▶ [MATERIAL]
◇ ◇ ◇ ◇

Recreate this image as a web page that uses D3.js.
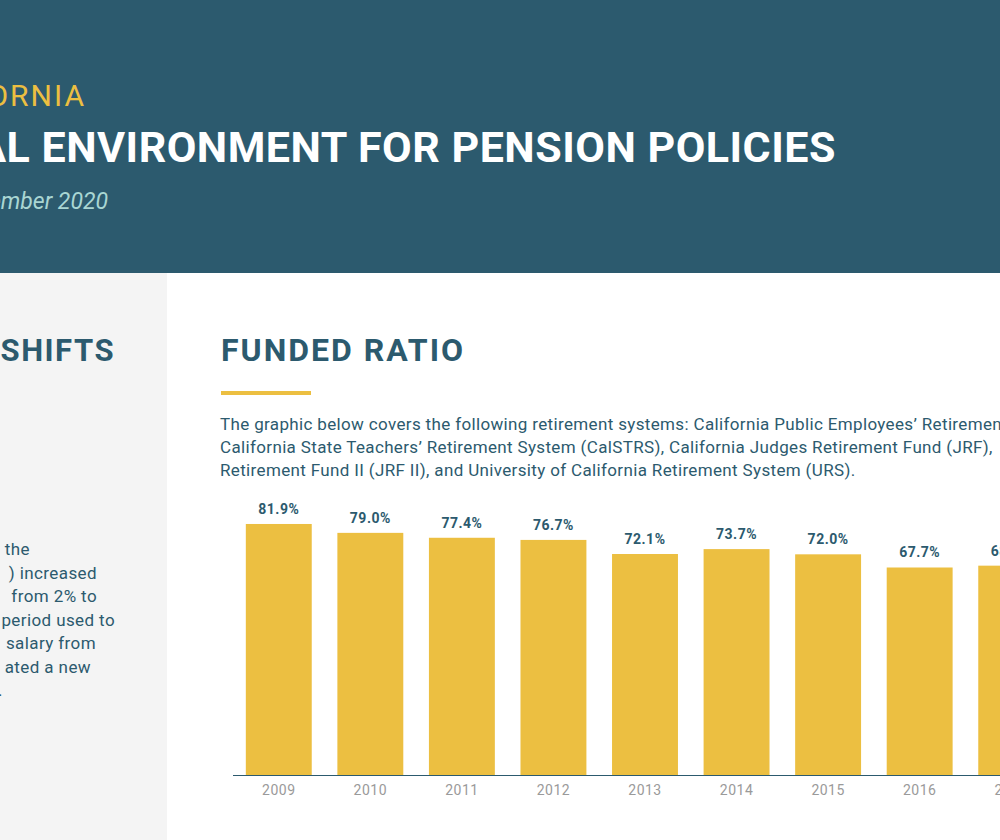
<!DOCTYPE html>
<html><head><meta charset="utf-8">
<script src="https://cdn.jsdelivr.net/npm/d3@7"></script>
<style>body{margin:0;overflow:hidden}svg{display:block;font-family:Roboto,"Noto Sans",sans-serif}</style>
</head><body>
<script>
const years = ["2009","2010","2011","2012","2013","2014","2015","2016","2017"];
const ratios = [81.9,79.0,77.4,76.7,72.1,73.7,72.0,67.7,68.3];
const introLines = [
 "The graphic below covers the following retirement systems: California Public Employees’ Retirement System (CalPERS),",
 "California State Teachers’ Retirement System (CalSTRS), California Judges Retirement Fund (JRF),",
 "Retirement Fund II (JRF II), and University of California Retirement System (URS)."
];
const sideLines = [["the",30],[") increased",97],["from 2% to",97],["period used to",115],["salary from",96],["ated a new",91],[".",3]];
const teal="#2c5a6e", yellow="#ecbf41";
const svg=d3.select("body").append("svg").attr("width",1000).attr("height",840);
svg.append("rect").attr("width",1000).attr("height",840).attr("fill","#fff");
svg.append("rect").attr("width",1000).attr("height",273).attr("fill",teal);
svg.append("rect").attr("y",273).attr("width",167).attr("height",567).attr("fill","#f4f4f4");
svg.append("text").attr("x",86).attr("y",106).attr("text-anchor","end").attr("fill",yellow).attr("font-size",30).attr("letter-spacing",2).text("CALIFORNIA");
svg.append("text").attr("x",836).attr("y",162).attr("text-anchor","end").attr("fill","#fff").attr("font-size",43).attr("font-weight",700).attr("letter-spacing",0.5).text("FISCAL ENVIRONMENT FOR PENSION POLICIES");
svg.append("text").attr("x",108).attr("y",209).attr("text-anchor","end").attr("fill","#a9d6d3").attr("font-size",23).attr("font-style","italic").text("September 2020");
svg.append("text").attr("x",115).attr("y",361).attr("text-anchor","end").attr("fill",teal).attr("font-size",31).attr("font-weight",700).attr("letter-spacing",1.5).text("POLICY SHIFTS");
sideLines.forEach((l,i)=>svg.append("text").attr("x",l[1]).attr("y",555+i*23.5).attr("text-anchor","end").attr("fill",teal).attr("font-size",17).attr("letter-spacing",0.4).text(l[0]));
svg.append("text").attr("x",221).attr("y",361).attr("fill",teal).attr("font-size",32).attr("font-weight",700).attr("letter-spacing",2).text("FUNDED RATIO");
svg.append("rect").attr("x",221).attr("y",391).attr("width",90).attr("height",4).attr("fill",yellow);
introLines.forEach((l,i)=>svg.append("text").attr("x",220).attr("y",430+i*23).attr("fill",teal).attr("font-size",17).attr("letter-spacing",0.35).text(l));
const x=d3.scaleBand().domain(years).range([233,1057]).paddingInner(0.28).paddingOuter(0.14);
const y=d3.scaleLinear().domain([0,100]).range([775,468.5]);
const g=svg.append("g");
g.selectAll("rect.b").data(years).join("rect").attr("x",d=>x(d)).attr("width",x.bandwidth())
 .attr("y",(d,i)=>y(ratios[i])).attr("height",(d,i)=>775-y(ratios[i])).attr("fill",yellow);
g.selectAll("text.v").data(years).join("text").attr("x",d=>x(d)+x.bandwidth()/2).attr("y",(d,i)=>y(ratios[i])-10)
 .attr("text-anchor","middle").attr("fill",teal).attr("font-size",14).attr("font-weight",700).attr("letter-spacing",0.5).text((d,i)=>ratios[i].toFixed(1)+"%");
svg.append("line").attr("x1",233).attr("x2",1000).attr("y1",775.5).attr("y2",775.5).attr("stroke",teal).attr("stroke-width",1);
const ax=svg.append("g").attr("transform","translate(0,776)").call(d3.axisBottom(x).tickSize(0).tickPadding(9));
ax.select(".domain").remove();
ax.selectAll("text").attr("fill","#9a9a9a").attr("font-size",14).attr("letter-spacing",0.5).attr("font-family","Roboto,sans-serif");
</script></body></html>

◇ ◇ ◇ ◇

▶ [EXERCISE GOAL] Transcribe the full listing character for character. Pictures are excluded.

▶ [SOLVED PROBLEM]
Recreate this image as a web page that uses D3.js.
<!DOCTYPE html>
<html><head><meta charset="utf-8">
<script src="https://cdn.jsdelivr.net/npm/d3@7"></script>
<style>body{margin:0;overflow:hidden}svg{display:block;font-family:Roboto,"Noto Sans",sans-serif}</style>
</head><body>
<script>
const years = ["2009","2010","2011","2012","2013","2014","2015","2016","2017"];
const ratios = [81.9,79.0,77.4,76.7,72.1,73.7,72.0,67.7,68.3];
const introLines = [
 "The graphic below covers the following retirement systems: California Public Employees’ Retirement System (CalPERS),",
 "California State Teachers’ Retirement System (CalSTRS), California Judges Retirement Fund (JRF),",
 "Retirement Fund II (JRF II), and University of California Retirement System (URS)."
];
const sideLines = [["the",30],[") increased",97],["from 2% to",97],["period used to",115],["salary from",96],["ated a new",91],[".",3]];
const teal="#2c5a6e", yellow="#ecbf41";
const svg=d3.select("body").append("svg").attr("width",1000).attr("height",840);
svg.append("rect").attr("width",1000).attr("height",840).attr("fill","#fff");
svg.append("rect").attr("width",1000).attr("height",273).attr("fill",teal);
svg.append("rect").attr("y",273).attr("width",167).attr("height",567).attr("fill","#f4f4f4");
svg.append("text").attr("x",86).attr("y",106).attr("text-anchor","end").attr("fill",yellow).attr("font-size",30).attr("letter-spacing",2).text("CALIFORNIA");
svg.append("text").attr("x",836).attr("y",162).attr("text-anchor","end").attr("fill","#fff").attr("font-size",43).attr("font-weight",700).attr("letter-spacing",0.5).text("FISCAL ENVIRONMENT FOR PENSION POLICIES");
svg.append("text").attr("x",108).attr("y",209).attr("text-anchor","end").attr("fill","#a9d6d3").attr("font-size",23).attr("font-style","italic").text("September 2020");
svg.append("text").attr("x",115).attr("y",361).attr("text-anchor","end").attr("fill",teal).attr("font-size",31).attr("font-weight",700).attr("letter-spacing",1.5).text("POLICY SHIFTS");
sideLines.forEach((l,i)=>svg.append("text").attr("x",l[1]).attr("y",555+i*23.5).attr("text-anchor","end").attr("fill",teal).attr("font-size",17).attr("letter-spacing",0.4).text(l[0]));
svg.append("text").attr("x",221).attr("y",361).attr("fill",teal).attr("font-size",32).attr("font-weight",700).attr("letter-spacing",2).text("FUNDED RATIO");
svg.append("rect").attr("x",221).attr("y",391).attr("width",90).attr("height",4).attr("fill",yellow);
introLines.forEach((l,i)=>svg.append("text").attr("x",220).attr("y",430+i*23).attr("fill",teal).attr("font-size",17).attr("letter-spacing",0.35).text(l));
const x=d3.scaleBand().domain(years).range([233,1057]).paddingInner(0.28).paddingOuter(0.14);
const y=d3.scaleLinear().domain([0,100]).range([775,468.5]);
const g=svg.append("g");
g.selectAll("rect.b").data(years).join("rect").attr("x",d=>x(d)).attr("width",x.bandwidth())
 .attr("y",(d,i)=>y(ratios[i])).attr("height",(d,i)=>775-y(ratios[i])).attr("fill",yellow);
g.selectAll("text.v").data(years).join("text").attr("x",d=>x(d)+x.bandwidth()/2).attr("y",(d,i)=>y(ratios[i])-10)
 .attr("text-anchor","middle").attr("fill",teal).attr("font-size",14).attr("font-weight",700).attr("letter-spacing",0.5).text((d,i)=>ratios[i].toFixed(1)+"%");
svg.append("line").attr("x1",233).attr("x2",1000).attr("y1",775.5).attr("y2",775.5).attr("stroke",teal).attr("stroke-width",1);
const ax=svg.append("g").attr("transform","translate(0,776)").call(d3.axisBottom(x).tickSize(0).tickPadding(9));
ax.select(".domain").remove();
ax.selectAll("text").attr("fill","#9a9a9a").attr("font-size",14).attr("letter-spacing",0.5).attr("font-family","Roboto,sans-serif");
</script></body></html>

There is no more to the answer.